▶ OBJECTIVE
Give every line again exactly as it appears, please, but not the pictures.

▶ AVAILABLE DATA
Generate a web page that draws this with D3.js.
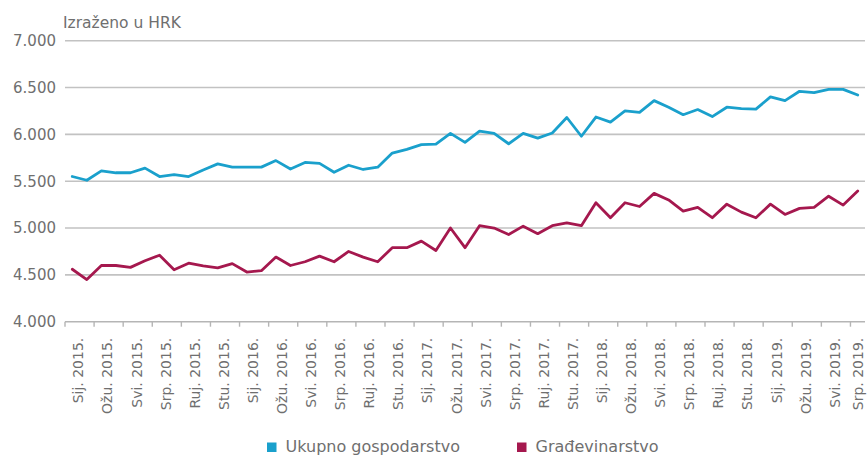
<!DOCTYPE html>
<html>
<head>
<meta charset="utf-8">
<script src="https://cdn.jsdelivr.net/npm/d3@7"></script>
<style>
  html, body { margin: 0; padding: 0; background: #fff; }
  svg { display: block; }
  text { font-family: "DejaVu Sans", sans-serif; fill: #6f6f6f; }
</style>
</head>
<body>
<svg id="chart" width="867" height="455"></svg>
<script>
const monthNames = ["Sij.", "Velj.", "Ožu.", "Tra.", "Svi.", "Lip.", "Srp.", "Kol.", "Ruj.", "Lis.", "Stu.", "Pro."];
const years = [2015, 2016, 2017, 2018, 2019];
const months = [];
years.forEach(yr => monthNames.forEach(m => months.push(m + " " + yr + ".")));
const categories = months.slice(0, 55); // Sij. 2015. – Srp. 2019.

const ukupno = [
  5550, 5510, 5610, 5590, 5590, 5640, 5550, 5570, 5550, 5620,
  5685, 5650, 5650, 5650, 5720, 5630, 5700, 5690, 5595, 5670,
  5625, 5650, 5800, 5840, 5890, 5895, 6010, 5915, 6035, 6010,
  5900, 6010, 5960, 6015, 6180, 5980, 6185, 6130, 6250, 6235,
  6360, 6290, 6210, 6265, 6190, 6290, 6275, 6270, 6400, 6360,
  6460, 6445, 6480, 6480, 6420
];
const gradevinarstvo = [
  4560, 4450, 4600, 4600, 4580, 4650, 4710, 4555, 4625, 4595,
  4575, 4620, 4530, 4545, 4690, 4600, 4640, 4700, 4640, 4750,
  4690, 4640, 4790, 4790, 4860, 4760, 5000, 4790, 5025, 5000,
  4930, 5020, 4940, 5025, 5055, 5025, 5270, 5110, 5270, 5230,
  5370, 5300, 5180, 5220, 5110, 5255, 5170, 5110, 5255, 5145,
  5210, 5220, 5340, 5245, 5395
];
const yTicks = [4000, 4500, 5000, 5500, 6000, 6500, 7000];
const seriesNames = ["Ukupno gospodarstvo", "Građevinarstvo"];
const seriesColors = ["#1aa0cc", "#a5184e"];
const yTitle = "Izraženo u HRK";

(function () {
const svg = d3.select("#chart");
const mLeft = 65, mRight = 865, mTop = 40.7, mBottom = 321.7;

const x = d3.scaleBand().domain(categories).range([mLeft, mRight]).padding(0);
const y = d3.scaleLinear().domain([4000, 7000]).range([mBottom, mTop]);
const fmt = v => d3.format(",")(v).replace(/,/g, ".");

// gridlines
svg.append("g").selectAll("line").data(yTicks.filter(t => t > 4000)).join("line")
  .attr("x1", mLeft).attr("x2", mRight)
  .attr("y1", d => y(d)).attr("y2", d => y(d))
  .attr("stroke", "#c2c2c2").attr("stroke-width", 1.6);

// y tick labels
svg.append("g").selectAll("text").data(yTicks).join("text")
  .attr("x", 56).attr("y", d => y(d)).attr("dy", "0.36em")
  .attr("text-anchor", "end").attr("font-size", 15)
  .text(d => fmt(d));

// y title
svg.append("text").attr("x", 63).attr("y", 28).attr("font-size", 15.5).text(yTitle);

// x axis line
svg.append("line").attr("x1", mLeft).attr("x2", mRight)
  .attr("y1", mBottom).attr("y2", mBottom)
  .attr("stroke", "#b5b5b5").attr("stroke-width", 1.6);

// x ticks every 2 categories at boundaries
const tickCats = categories.filter((c, i) => i % 2 === 0);
svg.append("g").selectAll("line").data(tickCats).join("line")
  .attr("x1", d => x(d)).attr("x2", d => x(d))
  .attr("y1", mBottom).attr("y2", mBottom + 5)
  .attr("stroke", "#b5b5b5").attr("stroke-width", 1.4);

// x labels
svg.append("g").selectAll("text").data(tickCats).join("text")
  .attr("transform", d => `translate(${Math.min(x(d) + x.bandwidth() / 2 + 6, 858)},${mBottom + 16}) rotate(-90)`)
  .attr("text-anchor", "end").attr("dy", "0.36em")
  .attr("font-size", 14)
  .text(d => d);

// lines
const line = d3.line().x((d, i) => x(categories[i]) + x.bandwidth() / 2).y(d => y(d));
[ukupno, gradevinarstvo].forEach((s, k) => {
  svg.append("path").datum(s)
    .attr("d", line).attr("fill", "none")
    .attr("stroke", seriesColors[k]).attr("stroke-width", 2.8)
    .attr("stroke-linejoin", "round").attr("stroke-linecap", "round");
});

// legend
const legendX = [267, 517];
seriesNames.forEach((n, k) => {
  svg.append("rect").attr("x", legendX[k]).attr("y", 442.5).attr("width", 9.5).attr("height", 9.5)
    .attr("fill", seriesColors[k]);
  svg.append("text").attr("x", legendX[k] + 18.5).attr("y", 452).attr("font-size", 16).text(n);
});
})();
</script>
</body>
</html>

▶ TASK RESULT
Generate a web page that draws this with D3.js.
<!DOCTYPE html>
<html>
<head>
<meta charset="utf-8">
<script src="https://cdn.jsdelivr.net/npm/d3@7"></script>
<style>
  html, body { margin: 0; padding: 0; background: #fff; }
  svg { display: block; }
  text { font-family: "DejaVu Sans", sans-serif; fill: #6f6f6f; }
</style>
</head>
<body>
<svg id="chart" width="867" height="455"></svg>
<script>
const monthNames = ["Sij.", "Velj.", "Ožu.", "Tra.", "Svi.", "Lip.", "Srp.", "Kol.", "Ruj.", "Lis.", "Stu.", "Pro."];
const years = [2015, 2016, 2017, 2018, 2019];
const months = [];
years.forEach(yr => monthNames.forEach(m => months.push(m + " " + yr + ".")));
const categories = months.slice(0, 55); // Sij. 2015. – Srp. 2019.

const ukupno = [
  5550, 5510, 5610, 5590, 5590, 5640, 5550, 5570, 5550, 5620,
  5685, 5650, 5650, 5650, 5720, 5630, 5700, 5690, 5595, 5670,
  5625, 5650, 5800, 5840, 5890, 5895, 6010, 5915, 6035, 6010,
  5900, 6010, 5960, 6015, 6180, 5980, 6185, 6130, 6250, 6235,
  6360, 6290, 6210, 6265, 6190, 6290, 6275, 6270, 6400, 6360,
  6460, 6445, 6480, 6480, 6420
];
const gradevinarstvo = [
  4560, 4450, 4600, 4600, 4580, 4650, 4710, 4555, 4625, 4595,
  4575, 4620, 4530, 4545, 4690, 4600, 4640, 4700, 4640, 4750,
  4690, 4640, 4790, 4790, 4860, 4760, 5000, 4790, 5025, 5000,
  4930, 5020, 4940, 5025, 5055, 5025, 5270, 5110, 5270, 5230,
  5370, 5300, 5180, 5220, 5110, 5255, 5170, 5110, 5255, 5145,
  5210, 5220, 5340, 5245, 5395
];
const yTicks = [4000, 4500, 5000, 5500, 6000, 6500, 7000];
const seriesNames = ["Ukupno gospodarstvo", "Građevinarstvo"];
const seriesColors = ["#1aa0cc", "#a5184e"];
const yTitle = "Izraženo u HRK";

(function () {
const svg = d3.select("#chart");
const mLeft = 65, mRight = 865, mTop = 40.7, mBottom = 321.7;

const x = d3.scaleBand().domain(categories).range([mLeft, mRight]).padding(0);
const y = d3.scaleLinear().domain([4000, 7000]).range([mBottom, mTop]);
const fmt = v => d3.format(",")(v).replace(/,/g, ".");

// gridlines
svg.append("g").selectAll("line").data(yTicks.filter(t => t > 4000)).join("line")
  .attr("x1", mLeft).attr("x2", mRight)
  .attr("y1", d => y(d)).attr("y2", d => y(d))
  .attr("stroke", "#c2c2c2").attr("stroke-width", 1.6);

// y tick labels
svg.append("g").selectAll("text").data(yTicks).join("text")
  .attr("x", 56).attr("y", d => y(d)).attr("dy", "0.36em")
  .attr("text-anchor", "end").attr("font-size", 15)
  .text(d => fmt(d));

// y title
svg.append("text").attr("x", 63).attr("y", 28).attr("font-size", 15.5).text(yTitle);

// x axis line
svg.append("line").attr("x1", mLeft).attr("x2", mRight)
  .attr("y1", mBottom).attr("y2", mBottom)
  .attr("stroke", "#b5b5b5").attr("stroke-width", 1.6);

// x ticks every 2 categories at boundaries
const tickCats = categories.filter((c, i) => i % 2 === 0);
svg.append("g").selectAll("line").data(tickCats).join("line")
  .attr("x1", d => x(d)).attr("x2", d => x(d))
  .attr("y1", mBottom).attr("y2", mBottom + 5)
  .attr("stroke", "#b5b5b5").attr("stroke-width", 1.4);

// x labels
svg.append("g").selectAll("text").data(tickCats).join("text")
  .attr("transform", d => `translate(${Math.min(x(d) + x.bandwidth() / 2 + 6, 858)},${mBottom + 16}) rotate(-90)`)
  .attr("text-anchor", "end").attr("dy", "0.36em")
  .attr("font-size", 14)
  .text(d => d);

// lines
const line = d3.line().x((d, i) => x(categories[i]) + x.bandwidth() / 2).y(d => y(d));
[ukupno, gradevinarstvo].forEach((s, k) => {
  svg.append("path").datum(s)
    .attr("d", line).attr("fill", "none")
    .attr("stroke", seriesColors[k]).attr("stroke-width", 2.8)
    .attr("stroke-linejoin", "round").attr("stroke-linecap", "round");
});

// legend
const legendX = [267, 517];
seriesNames.forEach((n, k) => {
  svg.append("rect").attr("x", legendX[k]).attr("y", 442.5).attr("width", 9.5).attr("height", 9.5)
    .attr("fill", seriesColors[k]);
  svg.append("text").attr("x", legendX[k] + 18.5).attr("y", 452).attr("font-size", 16).text(n);
});
})();
</script>
</body>
</html>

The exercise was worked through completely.